─── Stored data

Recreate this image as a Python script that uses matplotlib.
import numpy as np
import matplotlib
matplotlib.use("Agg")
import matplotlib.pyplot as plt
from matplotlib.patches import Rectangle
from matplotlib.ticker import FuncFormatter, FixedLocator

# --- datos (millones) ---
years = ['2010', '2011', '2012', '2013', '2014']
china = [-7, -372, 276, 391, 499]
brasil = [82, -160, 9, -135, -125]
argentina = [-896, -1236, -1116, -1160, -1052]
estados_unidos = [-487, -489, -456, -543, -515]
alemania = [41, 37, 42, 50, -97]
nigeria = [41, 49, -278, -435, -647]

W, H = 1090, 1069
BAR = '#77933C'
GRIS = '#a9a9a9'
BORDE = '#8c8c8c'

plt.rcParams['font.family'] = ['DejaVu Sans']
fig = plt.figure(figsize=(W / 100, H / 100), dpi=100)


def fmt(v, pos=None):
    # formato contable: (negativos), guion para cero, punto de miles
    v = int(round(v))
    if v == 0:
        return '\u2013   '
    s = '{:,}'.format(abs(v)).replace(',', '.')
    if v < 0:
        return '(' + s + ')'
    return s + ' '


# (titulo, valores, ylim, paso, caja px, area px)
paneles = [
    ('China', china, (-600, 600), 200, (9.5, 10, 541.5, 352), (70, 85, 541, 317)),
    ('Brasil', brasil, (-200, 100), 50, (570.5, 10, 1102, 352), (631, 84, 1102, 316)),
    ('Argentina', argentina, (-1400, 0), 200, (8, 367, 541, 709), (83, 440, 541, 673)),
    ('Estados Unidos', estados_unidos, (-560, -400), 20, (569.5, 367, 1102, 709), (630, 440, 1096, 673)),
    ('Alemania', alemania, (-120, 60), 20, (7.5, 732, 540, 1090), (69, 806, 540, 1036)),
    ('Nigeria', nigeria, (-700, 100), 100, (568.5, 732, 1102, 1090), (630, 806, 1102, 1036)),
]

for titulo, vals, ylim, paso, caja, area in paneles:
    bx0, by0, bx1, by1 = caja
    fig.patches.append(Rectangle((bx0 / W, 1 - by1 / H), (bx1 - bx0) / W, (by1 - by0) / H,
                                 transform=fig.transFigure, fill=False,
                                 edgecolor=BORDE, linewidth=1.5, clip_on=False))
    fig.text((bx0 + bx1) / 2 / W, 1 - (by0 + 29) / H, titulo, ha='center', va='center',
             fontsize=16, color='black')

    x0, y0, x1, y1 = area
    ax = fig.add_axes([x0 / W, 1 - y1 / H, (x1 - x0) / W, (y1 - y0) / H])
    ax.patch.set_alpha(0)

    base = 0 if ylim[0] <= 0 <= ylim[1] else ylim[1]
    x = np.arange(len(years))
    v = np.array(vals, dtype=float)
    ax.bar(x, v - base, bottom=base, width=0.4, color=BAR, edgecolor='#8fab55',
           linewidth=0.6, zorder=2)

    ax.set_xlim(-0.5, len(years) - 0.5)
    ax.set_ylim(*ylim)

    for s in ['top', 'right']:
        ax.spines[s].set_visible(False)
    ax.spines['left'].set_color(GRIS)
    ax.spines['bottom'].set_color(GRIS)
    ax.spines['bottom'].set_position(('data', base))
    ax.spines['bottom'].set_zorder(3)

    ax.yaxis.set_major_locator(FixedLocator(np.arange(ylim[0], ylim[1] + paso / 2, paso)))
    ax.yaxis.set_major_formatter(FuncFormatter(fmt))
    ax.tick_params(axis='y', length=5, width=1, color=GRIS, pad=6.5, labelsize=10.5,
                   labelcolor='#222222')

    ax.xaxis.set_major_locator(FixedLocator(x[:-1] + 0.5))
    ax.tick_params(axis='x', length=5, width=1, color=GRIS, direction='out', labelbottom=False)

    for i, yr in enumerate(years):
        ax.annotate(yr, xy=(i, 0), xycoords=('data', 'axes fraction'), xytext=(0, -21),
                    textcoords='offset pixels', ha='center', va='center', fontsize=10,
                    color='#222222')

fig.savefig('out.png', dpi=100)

──────

# Goal:
Write each line above out exactly.

# Written answer:
Recreate this image as a Python script that uses matplotlib.
import numpy as np
import matplotlib
matplotlib.use("Agg")
import matplotlib.pyplot as plt
from matplotlib.patches import Rectangle
from matplotlib.ticker import FuncFormatter, FixedLocator

# --- datos (millones) ---
years = ['2010', '2011', '2012', '2013', '2014']
china = [-7, -372, 276, 391, 499]
brasil = [82, -160, 9, -135, -125]
argentina = [-896, -1236, -1116, -1160, -1052]
estados_unidos = [-487, -489, -456, -543, -515]
alemania = [41, 37, 42, 50, -97]
nigeria = [41, 49, -278, -435, -647]

W, H = 1090, 1069
BAR = '#77933C'
GRIS = '#a9a9a9'
BORDE = '#8c8c8c'

plt.rcParams['font.family'] = ['DejaVu Sans']
fig = plt.figure(figsize=(W / 100, H / 100), dpi=100)


def fmt(v, pos=None):
    # formato contable: (negativos), guion para cero, punto de miles
    v = int(round(v))
    if v == 0:
        return '\u2013   '
    s = '{:,}'.format(abs(v)).replace(',', '.')
    if v < 0:
        return '(' + s + ')'
    return s + ' '


# (titulo, valores, ylim, paso, caja px, area px)
paneles = [
    ('China', china, (-600, 600), 200, (9.5, 10, 541.5, 352), (70, 85, 541, 317)),
    ('Brasil', brasil, (-200, 100), 50, (570.5, 10, 1102, 352), (631, 84, 1102, 316)),
    ('Argentina', argentina, (-1400, 0), 200, (8, 367, 541, 709), (83, 440, 541, 673)),
    ('Estados Unidos', estados_unidos, (-560, -400), 20, (569.5, 367, 1102, 709), (630, 440, 1096, 673)),
    ('Alemania', alemania, (-120, 60), 20, (7.5, 732, 540, 1090), (69, 806, 540, 1036)),
    ('Nigeria', nigeria, (-700, 100), 100, (568.5, 732, 1102, 1090), (630, 806, 1102, 1036)),
]

for titulo, vals, ylim, paso, caja, area in paneles:
    bx0, by0, bx1, by1 = caja
    fig.patches.append(Rectangle((bx0 / W, 1 - by1 / H), (bx1 - bx0) / W, (by1 - by0) / H,
                                 transform=fig.transFigure, fill=False,
                                 edgecolor=BORDE, linewidth=1.5, clip_on=False))
    fig.text((bx0 + bx1) / 2 / W, 1 - (by0 + 29) / H, titulo, ha='center', va='center',
             fontsize=16, color='black')

    x0, y0, x1, y1 = area
    ax = fig.add_axes([x0 / W, 1 - y1 / H, (x1 - x0) / W, (y1 - y0) / H])
    ax.patch.set_alpha(0)

    base = 0 if ylim[0] <= 0 <= ylim[1] else ylim[1]
    x = np.arange(len(years))
    v = np.array(vals, dtype=float)
    ax.bar(x, v - base, bottom=base, width=0.4, color=BAR, edgecolor='#8fab55',
           linewidth=0.6, zorder=2)

    ax.set_xlim(-0.5, len(years) - 0.5)
    ax.set_ylim(*ylim)

    for s in ['top', 'right']:
        ax.spines[s].set_visible(False)
    ax.spines['left'].set_color(GRIS)
    ax.spines['bottom'].set_color(GRIS)
    ax.spines['bottom'].set_position(('data', base))
    ax.spines['bottom'].set_zorder(3)

    ax.yaxis.set_major_locator(FixedLocator(np.arange(ylim[0], ylim[1] + paso / 2, paso)))
    ax.yaxis.set_major_formatter(FuncFormatter(fmt))
    ax.tick_params(axis='y', length=5, width=1, color=GRIS, pad=6.5, labelsize=10.5,
                   labelcolor='#222222')

    ax.xaxis.set_major_locator(FixedLocator(x[:-1] + 0.5))
    ax.tick_params(axis='x', length=5, width=1, color=GRIS, direction='out', labelbottom=False)

    for i, yr in enumerate(years):
        ax.annotate(yr, xy=(i, 0), xycoords=('data', 'axes fraction'), xytext=(0, -21),
                    textcoords='offset pixels', ha='center', va='center', fontsize=10,
                    color='#222222')

fig.savefig('out.png', dpi=100)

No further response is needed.